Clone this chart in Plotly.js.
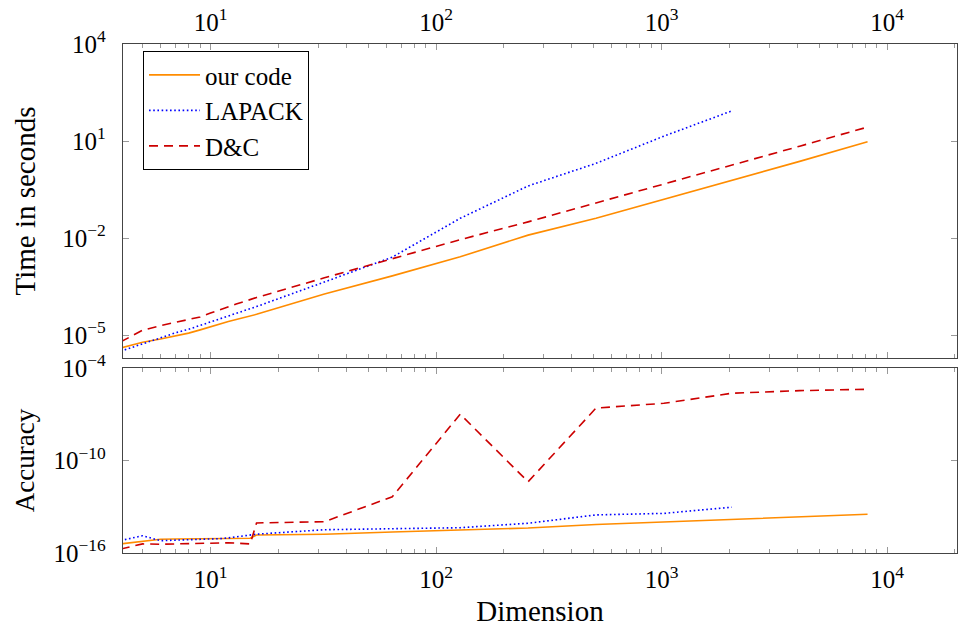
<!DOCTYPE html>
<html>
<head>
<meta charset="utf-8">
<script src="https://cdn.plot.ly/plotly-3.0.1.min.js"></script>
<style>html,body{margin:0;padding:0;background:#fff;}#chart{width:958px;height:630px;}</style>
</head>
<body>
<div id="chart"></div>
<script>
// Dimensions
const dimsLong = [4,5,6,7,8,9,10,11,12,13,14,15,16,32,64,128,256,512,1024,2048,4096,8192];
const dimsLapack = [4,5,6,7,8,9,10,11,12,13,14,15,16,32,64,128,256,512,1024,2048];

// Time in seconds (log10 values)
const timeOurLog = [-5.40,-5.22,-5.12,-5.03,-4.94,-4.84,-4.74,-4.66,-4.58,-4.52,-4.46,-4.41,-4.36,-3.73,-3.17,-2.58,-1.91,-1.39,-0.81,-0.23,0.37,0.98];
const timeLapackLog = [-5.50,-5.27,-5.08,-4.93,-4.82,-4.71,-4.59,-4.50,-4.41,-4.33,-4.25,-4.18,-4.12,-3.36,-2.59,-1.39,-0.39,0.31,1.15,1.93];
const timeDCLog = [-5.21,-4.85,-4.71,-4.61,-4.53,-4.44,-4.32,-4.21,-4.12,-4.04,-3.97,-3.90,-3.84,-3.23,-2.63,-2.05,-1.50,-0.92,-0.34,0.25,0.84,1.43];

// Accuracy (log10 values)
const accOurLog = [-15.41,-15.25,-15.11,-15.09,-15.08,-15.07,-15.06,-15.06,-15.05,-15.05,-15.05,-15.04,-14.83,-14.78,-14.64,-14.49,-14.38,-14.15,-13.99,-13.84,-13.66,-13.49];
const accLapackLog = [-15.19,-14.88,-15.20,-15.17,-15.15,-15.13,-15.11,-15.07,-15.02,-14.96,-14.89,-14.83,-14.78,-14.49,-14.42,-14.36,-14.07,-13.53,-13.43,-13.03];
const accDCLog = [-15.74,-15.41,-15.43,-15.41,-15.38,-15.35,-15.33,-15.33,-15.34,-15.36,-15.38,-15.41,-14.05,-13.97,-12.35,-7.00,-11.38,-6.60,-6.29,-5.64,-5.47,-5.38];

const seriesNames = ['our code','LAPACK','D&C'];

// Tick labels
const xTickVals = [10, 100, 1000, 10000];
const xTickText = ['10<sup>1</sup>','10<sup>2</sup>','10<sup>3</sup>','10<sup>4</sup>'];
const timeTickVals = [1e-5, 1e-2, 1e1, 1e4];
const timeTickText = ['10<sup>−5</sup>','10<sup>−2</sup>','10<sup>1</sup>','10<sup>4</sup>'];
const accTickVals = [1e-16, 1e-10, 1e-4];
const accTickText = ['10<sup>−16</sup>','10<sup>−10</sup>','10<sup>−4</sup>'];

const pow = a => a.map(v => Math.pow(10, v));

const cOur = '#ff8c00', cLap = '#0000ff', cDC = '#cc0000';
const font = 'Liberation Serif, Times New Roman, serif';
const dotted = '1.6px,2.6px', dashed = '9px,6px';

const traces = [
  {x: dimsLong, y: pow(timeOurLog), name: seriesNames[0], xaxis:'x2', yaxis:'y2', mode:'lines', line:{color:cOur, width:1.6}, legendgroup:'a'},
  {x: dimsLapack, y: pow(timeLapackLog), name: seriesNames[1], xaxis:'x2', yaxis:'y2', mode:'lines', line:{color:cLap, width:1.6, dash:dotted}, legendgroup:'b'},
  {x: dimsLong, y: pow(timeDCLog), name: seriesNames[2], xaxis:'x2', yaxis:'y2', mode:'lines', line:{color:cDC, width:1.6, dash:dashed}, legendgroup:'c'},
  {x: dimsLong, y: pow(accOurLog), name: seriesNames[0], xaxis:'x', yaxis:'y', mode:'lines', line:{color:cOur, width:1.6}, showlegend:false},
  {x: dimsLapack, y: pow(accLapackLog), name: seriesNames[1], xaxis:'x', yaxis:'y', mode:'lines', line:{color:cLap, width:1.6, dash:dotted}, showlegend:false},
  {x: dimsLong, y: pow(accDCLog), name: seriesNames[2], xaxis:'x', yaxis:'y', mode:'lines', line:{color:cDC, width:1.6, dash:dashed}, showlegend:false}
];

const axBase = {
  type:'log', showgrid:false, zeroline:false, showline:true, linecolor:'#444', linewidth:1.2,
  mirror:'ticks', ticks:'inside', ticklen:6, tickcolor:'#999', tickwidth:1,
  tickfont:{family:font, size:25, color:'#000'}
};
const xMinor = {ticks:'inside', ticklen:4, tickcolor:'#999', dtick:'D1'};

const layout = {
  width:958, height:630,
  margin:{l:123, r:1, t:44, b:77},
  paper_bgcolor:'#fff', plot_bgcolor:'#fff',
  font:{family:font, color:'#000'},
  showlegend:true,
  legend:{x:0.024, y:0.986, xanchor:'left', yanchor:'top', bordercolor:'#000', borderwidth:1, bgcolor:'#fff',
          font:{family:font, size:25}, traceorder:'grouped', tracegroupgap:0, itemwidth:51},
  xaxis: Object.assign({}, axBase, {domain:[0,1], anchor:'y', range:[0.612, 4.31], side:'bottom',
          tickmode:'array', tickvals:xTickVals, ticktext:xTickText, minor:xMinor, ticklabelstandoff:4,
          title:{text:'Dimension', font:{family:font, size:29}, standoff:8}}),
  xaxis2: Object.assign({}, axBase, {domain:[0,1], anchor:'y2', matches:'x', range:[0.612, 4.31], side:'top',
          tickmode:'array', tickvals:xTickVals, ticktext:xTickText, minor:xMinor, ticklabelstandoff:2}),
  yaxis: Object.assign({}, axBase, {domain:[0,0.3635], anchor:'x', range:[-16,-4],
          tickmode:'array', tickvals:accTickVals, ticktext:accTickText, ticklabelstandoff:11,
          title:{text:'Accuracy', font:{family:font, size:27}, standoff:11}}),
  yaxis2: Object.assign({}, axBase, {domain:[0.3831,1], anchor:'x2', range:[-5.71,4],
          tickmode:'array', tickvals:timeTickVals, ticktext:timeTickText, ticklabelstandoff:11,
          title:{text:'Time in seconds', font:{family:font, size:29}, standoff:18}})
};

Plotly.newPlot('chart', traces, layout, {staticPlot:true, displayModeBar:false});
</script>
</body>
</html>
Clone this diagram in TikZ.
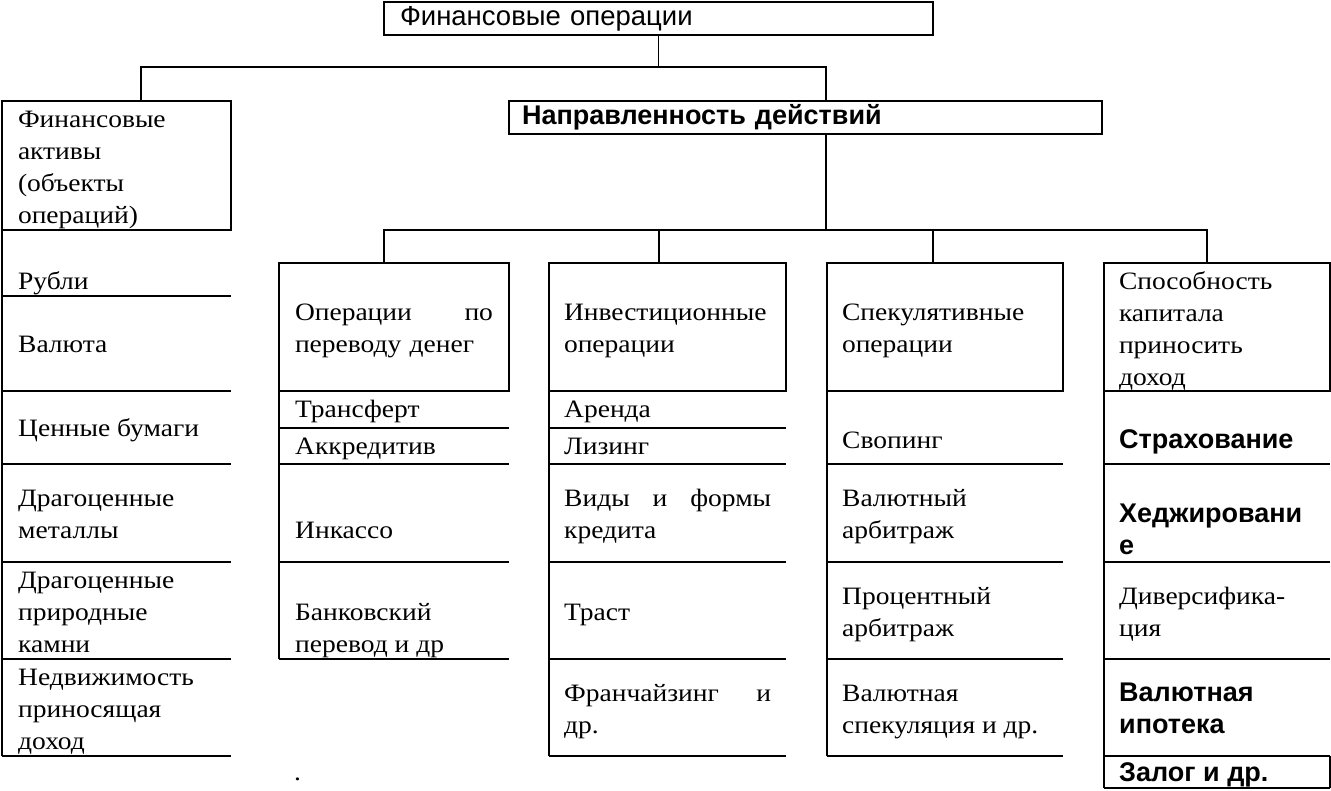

---------------

Task requirements: Reproduce every entry exactly, but omit each picture.

Completed exercise:
Clone this chart in Plotly.js.
<!DOCTYPE html>
<html>
<head>
<meta charset="utf-8">
<script src="https://cdn.plot.ly/plotly-3.0.1.min.js"></script>
<style>html,body{margin:0;padding:0;background:#fff;}#chart{width:958px;height:630px;}</style>
</head>
<body>
<div id="chart"></div>
<script>
// Dimensions
const dimsLong = [4,5,6,7,8,9,10,11,12,13,14,15,16,32,64,128,256,512,1024,2048,4096,8192];
const dimsLapack = [4,5,6,7,8,9,10,11,12,13,14,15,16,32,64,128,256,512,1024,2048];

// Time in seconds (log10 values)
const timeOurLog = [-5.40,-5.22,-5.12,-5.03,-4.94,-4.84,-4.74,-4.66,-4.58,-4.52,-4.46,-4.41,-4.36,-3.73,-3.17,-2.58,-1.91,-1.39,-0.81,-0.23,0.37,0.98];
const timeLapackLog = [-5.50,-5.27,-5.08,-4.93,-4.82,-4.71,-4.59,-4.50,-4.41,-4.33,-4.25,-4.18,-4.12,-3.36,-2.59,-1.39,-0.39,0.31,1.15,1.93];
const timeDCLog = [-5.21,-4.85,-4.71,-4.61,-4.53,-4.44,-4.32,-4.21,-4.12,-4.04,-3.97,-3.90,-3.84,-3.23,-2.63,-2.05,-1.50,-0.92,-0.34,0.25,0.84,1.43];

// Accuracy (log10 values)
const accOurLog = [-15.41,-15.25,-15.11,-15.09,-15.08,-15.07,-15.06,-15.06,-15.05,-15.05,-15.05,-15.04,-14.83,-14.78,-14.64,-14.49,-14.38,-14.15,-13.99,-13.84,-13.66,-13.49];
const accLapackLog = [-15.19,-14.88,-15.20,-15.17,-15.15,-15.13,-15.11,-15.07,-15.02,-14.96,-14.89,-14.83,-14.78,-14.49,-14.42,-14.36,-14.07,-13.53,-13.43,-13.03];
const accDCLog = [-15.74,-15.41,-15.43,-15.41,-15.38,-15.35,-15.33,-15.33,-15.34,-15.36,-15.38,-15.41,-14.05,-13.97,-12.35,-7.00,-11.38,-6.60,-6.29,-5.64,-5.47,-5.38];

const seriesNames = ['our code','LAPACK','D&C'];

// Tick labels
const xTickVals = [10, 100, 1000, 10000];
const xTickText = ['10<sup>1</sup>','10<sup>2</sup>','10<sup>3</sup>','10<sup>4</sup>'];
const timeTickVals = [1e-5, 1e-2, 1e1, 1e4];
const timeTickText = ['10<sup>−5</sup>','10<sup>−2</sup>','10<sup>1</sup>','10<sup>4</sup>'];
const accTickVals = [1e-16, 1e-10, 1e-4];
const accTickText = ['10<sup>−16</sup>','10<sup>−10</sup>','10<sup>−4</sup>'];

const pow = a => a.map(v => Math.pow(10, v));

const cOur = '#ff8c00', cLap = '#0000ff', cDC = '#cc0000';
const font = 'Liberation Serif, Times New Roman, serif';
const dotted = '1.6px,2.6px', dashed = '9px,6px';

const traces = [
  {x: dimsLong, y: pow(timeOurLog), name: seriesNames[0], xaxis:'x2', yaxis:'y2', mode:'lines', line:{color:cOur, width:1.6}, legendgroup:'a'},
  {x: dimsLapack, y: pow(timeLapackLog), name: seriesNames[1], xaxis:'x2', yaxis:'y2', mode:'lines', line:{color:cLap, width:1.6, dash:dotted}, legendgroup:'b'},
  {x: dimsLong, y: pow(timeDCLog), name: seriesNames[2], xaxis:'x2', yaxis:'y2', mode:'lines', line:{color:cDC, width:1.6, dash:dashed}, legendgroup:'c'},
  {x: dimsLong, y: pow(accOurLog), name: seriesNames[0], xaxis:'x', yaxis:'y', mode:'lines', line:{color:cOur, width:1.6}, showlegend:false},
  {x: dimsLapack, y: pow(accLapackLog), name: seriesNames[1], xaxis:'x', yaxis:'y', mode:'lines', line:{color:cLap, width:1.6, dash:dotted}, showlegend:false},
  {x: dimsLong, y: pow(accDCLog), name: seriesNames[2], xaxis:'x', yaxis:'y', mode:'lines', line:{color:cDC, width:1.6, dash:dashed}, showlegend:false}
];

const axBase = {
  type:'log', showgrid:false, zeroline:false, showline:true, linecolor:'#444', linewidth:1.2,
  mirror:'ticks', ticks:'inside', ticklen:6, tickcolor:'#999', tickwidth:1,
  tickfont:{family:font, size:25, color:'#000'}
};
const xMinor = {ticks:'inside', ticklen:4, tickcolor:'#999', dtick:'D1'};

const layout = {
  width:958, height:630,
  margin:{l:123, r:1, t:44, b:77},
  paper_bgcolor:'#fff', plot_bgcolor:'#fff',
  font:{family:font, color:'#000'},
  showlegend:true,
  legend:{x:0.024, y:0.986, xanchor:'left', yanchor:'top', bordercolor:'#000', borderwidth:1, bgcolor:'#fff',
          font:{family:font, size:25}, traceorder:'grouped', tracegroupgap:0, itemwidth:51},
  xaxis: Object.assign({}, axBase, {domain:[0,1], anchor:'y', range:[0.612, 4.31], side:'bottom',
          tickmode:'array', tickvals:xTickVals, ticktext:xTickText, minor:xMinor, ticklabelstandoff:4,
          title:{text:'Dimension', font:{family:font, size:29}, standoff:8}}),
  xaxis2: Object.assign({}, axBase, {domain:[0,1], anchor:'y2', matches:'x', range:[0.612, 4.31], side:'top',
          tickmode:'array', tickvals:xTickVals, ticktext:xTickText, minor:xMinor, ticklabelstandoff:2}),
  yaxis: Object.assign({}, axBase, {domain:[0,0.3635], anchor:'x', range:[-16,-4],
          tickmode:'array', tickvals:accTickVals, ticktext:accTickText, ticklabelstandoff:11,
          title:{text:'Accuracy', font:{family:font, size:27}, standoff:11}}),
  yaxis2: Object.assign({}, axBase, {domain:[0.3831,1], anchor:'x2', range:[-5.71,4],
          tickmode:'array', tickvals:timeTickVals, ticktext:timeTickText, ticklabelstandoff:11,
          title:{text:'Time in seconds', font:{family:font, size:29}, standoff:18}})
};

Plotly.newPlot('chart', traces, layout, {staticPlot:true, displayModeBar:false});
</script>
</body>
</html>
Clone this diagram in TikZ.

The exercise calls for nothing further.